Mike Horton

No. 66
- Position: Offensive guard

Personal information
- Born: October 7, 1997 (age 28) Atlanta, Georgia, U.S.
- Listed height: 6 ft 4 in (1.93 m)
- Listed weight: 325 lb (147 kg)

Career information
- High school: Lakeside (Atlanta)
- College: Auburn (2015–2019)
- NFL draft: 2020 (undrafted)

Career history
- Carolina Panthers (2020–2022); Arlington Renegades (2023);

Awards and highlights
- XFL champion (2023);

Career NFL statistics
- Games played: 3
- Stats at Pro Football Reference

= Mike Horton (American football) =

American football player (born 1997)

Mike Horton (born October 7, 1997) is an American former professional football player who was an offensive guard for the Carolina Panthers of the National Football League (NFL). He played college football for the Auburn Tigers.

==Early life==
Horton was born in Atlanta, Georgia, on October 7, 1996, or 1997. He attended Lakeside High School and was ranked a three-star prospect. He was a two-way player at tackle in football and also played basketball and competed in track and field. Horton was named a first-team all-region player, was selected to the Semper Fi All-American Bowl, and was ranked by 247Sports as one of the top-60 prospects in the state, additionally being ranked the 23rd-best nationally at his position by ESPN. He received interest from numerous NCAA Division I FBS teams and initially committed to play for the Florida Gators, but later flipped to Auburn.

==College career==
As a true freshman at Auburn in 2015, Horton redshirted. The following year, he appeared in 12 games, seeing extensive action as the sixth offensive lineman on the depth chart, often playing as an extra blocker in run formations. He started seven games in 2017, mainly as a left guard. Horton moved to right guard in 2018 but didn't have a great transition, ranking 627th out of 836 college lineman according to Pro Football Focus' rankings. He started 12 games as a senior in 2019, finishing his stint at the school with 32 career starts.

==Professional career==

=== Carolina Panthers ===
After going unselected in the 2020 NFL draft, Horton was signed by the Carolina Panthers as an undrafted free agent. He was released at the final rosters cuts and was afterwards re-signed to the practice squad. He was elevated to the active roster as a COVID-19 replacement for their game against the New Orleans Saints, but did not play and returned to the practice squad afterwards. He was elevated again for the team's following game against the Atlanta Falcons, but was inactive. He was signed to a reserve/future contract on January 4, 2021.

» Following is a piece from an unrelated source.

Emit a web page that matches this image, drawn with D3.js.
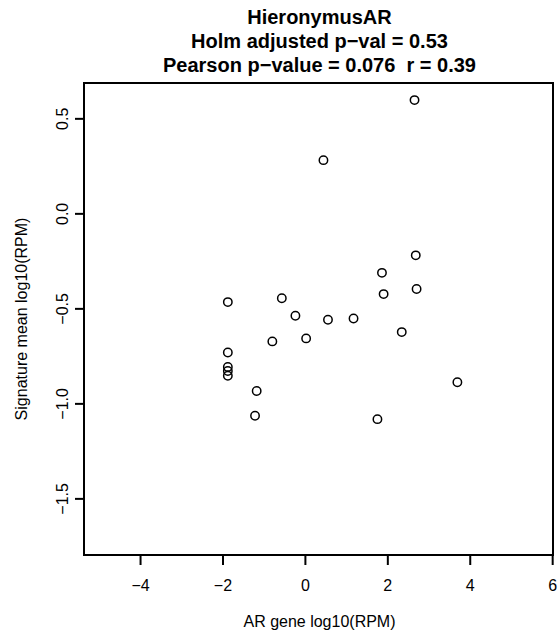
<!DOCTYPE html>
<html>
<head>
<meta charset="utf-8">
<script src="https://cdn.jsdelivr.net/npm/d3@7"></script>
<style>
  body { margin: 0; background: #fff; }
  svg text { font-family: "Liberation Sans", Arial, Helvetica, sans-serif; fill: #000; white-space: pre; }
</style>
</head>
<body>
<svg width="558" height="634"></svg>
<script>
// values
var arGene = [2.66, 0.45, 2.69, 1.87, 1.91, 2.71, -1.87, -0.56, -0.23, 0.56, 1.18, 2.35,
              -0.79, 0.03, -1.87, -1.87, -1.87, -1.87, 3.70, -1.17, -1.21, 1.76];
var sigMean = [0.596, 0.28, -0.221, -0.313, -0.425, -0.398, -0.467, -0.447, -0.539, -0.56, -0.553, -0.625,
               -0.674, -0.658, -0.732, -0.808, -0.83, -0.855, -0.889, -0.935, -1.065, -1.083];
var xTicks = [-4, -2, 0, 2, 4, 6],
    yTicks = [0.5, 0.0, -0.5, -1.0, -1.5];
var titleLines = ["HieronymusAR", "Holm adjusted p\u2212val = 0.53", "Pearson p\u2212value = 0.076  r = 0.39"];

var svg = d3.select("svg"),
    width = +svg.attr("width"),
    height = +svg.attr("height");

var box = {left: 84, right: 553, top: 83, bottom: 555};

var x = d3.scaleLinear().domain([-5.36, 6.02]).range([box.left, box.right]);
var y = d3.scaleLinear().domain([-1.798, 0.686]).range([box.bottom, box.top]);

var data = arGene.map(function (d, i) { return {x: d, y: sigMean[i]}; });

function minus(s, d) { return d < 0 ? "\u2212" + s : s; }

// frame
svg.append("rect")
    .attr("x", box.left).attr("y", box.top)
    .attr("width", box.right - box.left).attr("height", box.bottom - box.top)
    .attr("fill", "none").attr("stroke", "#000").attr("stroke-width", 2);

// x axis
var xAxis = svg.append("g")
    .attr("transform", "translate(0," + box.bottom + ")")
    .call(d3.axisBottom(x).tickValues(xTicks).tickSize(10)
        .tickFormat(function (d) { return minus(String(Math.abs(d)), d); }));
xAxis.select(".domain").remove();
xAxis.selectAll("line").attr("stroke-width", 2);
xAxis.selectAll("text")
    .attr("font-size", 16)
    .attr("font-family", "Liberation Sans, Arial, sans-serif")
    .attr("y", 36).attr("dy", null);

// y axis, labels rotated like R's default
var yAxis = svg.append("g")
    .attr("transform", "translate(" + box.left + ",0)")
    .call(d3.axisLeft(y).tickValues(yTicks).tickSize(9)
        .tickFormat(function (d) { return minus(d3.format(".1f")(Math.abs(d)), d); }));
yAxis.select(".domain").remove();
yAxis.selectAll("line").attr("stroke-width", 2);
yAxis.selectAll("text")
    .attr("font-size", 16)
    .attr("font-family", "Liberation Sans, Arial, sans-serif")
    .attr("x", null).attr("dy", null)
    .attr("text-anchor", "middle")
    .attr("transform", "translate(-16,0) rotate(-90)");

// points
svg.append("g").selectAll("circle")
    .data(data)
    .enter()
    .append("circle")
    .attr("cx", function (d) { return x(d.x); })
    .attr("cy", function (d) { return y(d.y); })
    .attr("r", 4.2)
    .attr("fill", "none")
    .attr("stroke", "#000")
    .attr("stroke-width", 1.5);

// titles
var cx = (box.left + box.right) / 2 + 1;
svg.append("g").selectAll("text")
    .data(titleLines)
    .enter()
    .append("text")
    .attr("x", cx)
    .attr("y", function (d, i) { return 24 + i * 24; })
    .attr("text-anchor", "middle")
    .attr("font-weight", "bold")
    .attr("font-size", 20)
    .text(function (d) { return d; });

svg.append("text")
    .attr("x", cx).attr("y", 627)
    .attr("text-anchor", "middle")
    .attr("font-size", 16)
    .text("AR gene log10(RPM)");

svg.append("text")
    .attr("transform", "translate(27," + ((box.top + box.bottom) / 2) + ") rotate(-90)")
    .attr("text-anchor", "middle")
    .attr("font-size", 16)
    .text("Signature mean log10(RPM)");
</script>
</body>
</html>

Horton was released at roster cuts again in 2021, being re-signed to the practice squad soon after. He was released from the practice squad on September 14, but was brought back on September 27. He was elevated to the active roster for their week 10 game against the Arizona Cardinals, and made his debut in the game, appearing on six special teams snaps, 24% of their total special teams snaps. He received another elevation for their game against the Tampa Bay Buccaneers in week 16 and appeared on two snaps. Horton was elevated for a final time against the New Orleans Saints one week later and played three snaps. He thus played in a total of three games in the 2021 season, appearing on 11 snaps. He signed a reserve/future contract on January 10, 2022. Horton was released by the Panthers following the 2022 preseason and was not re-signed to the practice squad.

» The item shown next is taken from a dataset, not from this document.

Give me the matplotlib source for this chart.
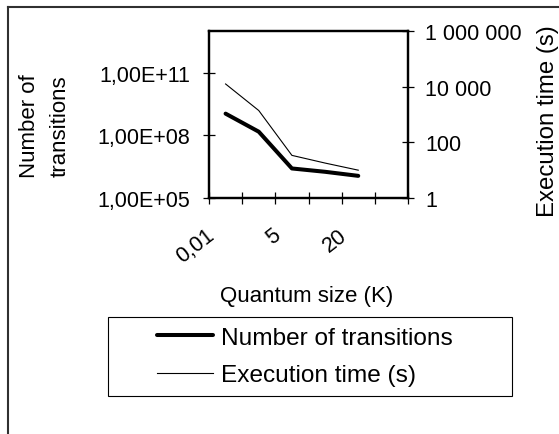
import matplotlib
matplotlib.use("Agg")
import matplotlib.pyplot as plt
import matplotlib.transforms as mtransforms
from matplotlib.lines import Line2D
from matplotlib.patches import Rectangle
from matplotlib.ticker import FixedLocator, NullLocator

plt.rcParams['font.family'] = ['Liberation Sans', 'DejaVu Sans']

# ---- data ----
categories = ['0,01', '1', '5', '10', '20', '50']
shown_labels = ['0,01', '', '5', '', '20', '']
transitions = [1.1e9, 1.5e8, 2.6e6, 1.8e6, 1.15e6]
exec_time = [12500, 1390, 34, 18, 10]
left_ticks = [1e5, 1e8, 1e11]
left_tick_labels = ['1,00E+05', '1,00E+08', '1,00E+11']
right_ticks = [1, 100, 1e4, 1e6]
right_tick_labels = ['1', '100', '10 000', '1 000 000']

W, H = 559, 435
fig = plt.figure(figsize=(W / 100, H / 100), dpi=100)

def fx(px):
    return px / W

def fy(py):
    return (H - py) / H

L, R, T, B = 209, 408, 32, 199
ax = fig.add_axes([fx(L), fy(B), fx(R) - fx(L), fy(T) - fy(B)])
ax2 = ax.twinx()

n = len(categories)
xs = list(range(1, len(transitions) + 1))

ax.plot(xs, transitions, color='black', lw=2.9, solid_joinstyle='round',
        solid_capstyle='round', label='Number of transitions', zorder=3)
ax2.plot(xs, exec_time, color='black', lw=0.8, label='Execution time (s)', zorder=3)

ax.set_yscale('log')
ax.set_ylim(1e5, 1e13)
ax2.set_yscale('log')
ax2.set_ylim(1, 1e6)
ax.set_xlim(0.5, n + 0.5)

ax.yaxis.set_major_locator(FixedLocator(left_ticks))
ax.set_yticklabels(left_tick_labels)
ax.yaxis.set_minor_locator(NullLocator())
ax2.yaxis.set_major_locator(FixedLocator(right_ticks))
ax2.set_yticklabels(right_tick_labels)
ax2.yaxis.set_minor_locator(NullLocator())

# category boundaries as major ticks, labels at centers as minor ticks
ax.set_xticks([i + 0.5 for i in range(0, n + 1)])
ax.set_xticklabels([])
ax.set_xticks(list(range(1, n + 1)), minor=True)
ax.set_xticklabels(shown_labels, minor=True)

tick_kw = dict(direction='inout', length=8.6, width=0.9, color='black')
ax.tick_params(axis='y', which='major', labelsize=15.5, pad=9, **tick_kw)
ax2.tick_params(axis='y', which='major', labelsize=15.5, pad=8, **tick_kw)
ax.tick_params(axis='x', which='major', labelsize=15.5, **tick_kw)
ax.tick_params(axis='x', which='minor', length=0, labelsize=15.5, pad=19)

off = mtransforms.ScaledTranslation(-20 / 100, 0, fig.dpi_scale_trans)
for lab in ax.get_xticklabels(minor=True):
    lab.set_rotation(38)
    lab.set_ha('right')
    lab.set_va('top')
    lab.set_rotation_mode('anchor')
    lab.set_transform(lab.get_transform() + off)

for a in (ax, ax2):
    for s in a.spines.values():
        s.set_linewidth(1.6)
        s.set_color('black')

# axis titles
fig.text(fx(45), fy(126), 'Number of\ntransitions', rotation=90, ha='center',
         va='center', fontsize=16, linespacing=1.62, multialignment='center')
fig.text(fx(548), fy(121.5), 'Execution time (s)', rotation=90, ha='center',
         va='center', fontsize=17.3)
fig.text(fx(306.7), fy(301.7), 'Quantum size (K)', ha='center', va='baseline',
         fontsize=16)

# legend
handles = [Line2D([], [], color='black', lw=2.9, solid_capstyle='round'),
           Line2D([], [], color='black', lw=0.8)]
labels = ['Number of transitions', 'Execution time (s)']
fig.legend(handles, labels, loc='center left',
           bbox_to_anchor=(fx(157), fy(357.5)), frameon=False, fontsize=17.6,
           borderpad=0, borderaxespad=0, handlelength=2.3, handletextpad=0.32,
           labelspacing=0.62)
fig.patches.append(Rectangle((fx(107.7), fy(396.7)), fx(511.6) - fx(107.7),
                             fy(318.3) - fy(396.7), transform=fig.transFigure,
                             fill=False, edgecolor='black', lw=0.8))

# outer chart frame (partially visible)
fig.add_artist(Line2D([fx(7.5), fx(W + 5)], [fy(7.5), fy(7.5)],
                      transform=fig.transFigure, color='#303030', lw=1.5))
fig.add_artist(Line2D([fx(7.5), fx(7.5)], [fy(7.5), fy(H + 5)],
                      transform=fig.transFigure, color='#303030', lw=1.5))

fig.savefig('out.png', dpi=100)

=== Arlington Renegades ===
Horton was selected in the third round (18th overall) of the offensive line phase of the 2023 XFL draft by the Arlington Renegades. He made the team's final roster and appeared in all 10 games as a starter, helping them win the 2023 XFL Championship Game over the DC Defenders. He was not part of the roster after the 2024 UFL dispersal draft on January 15, 2024.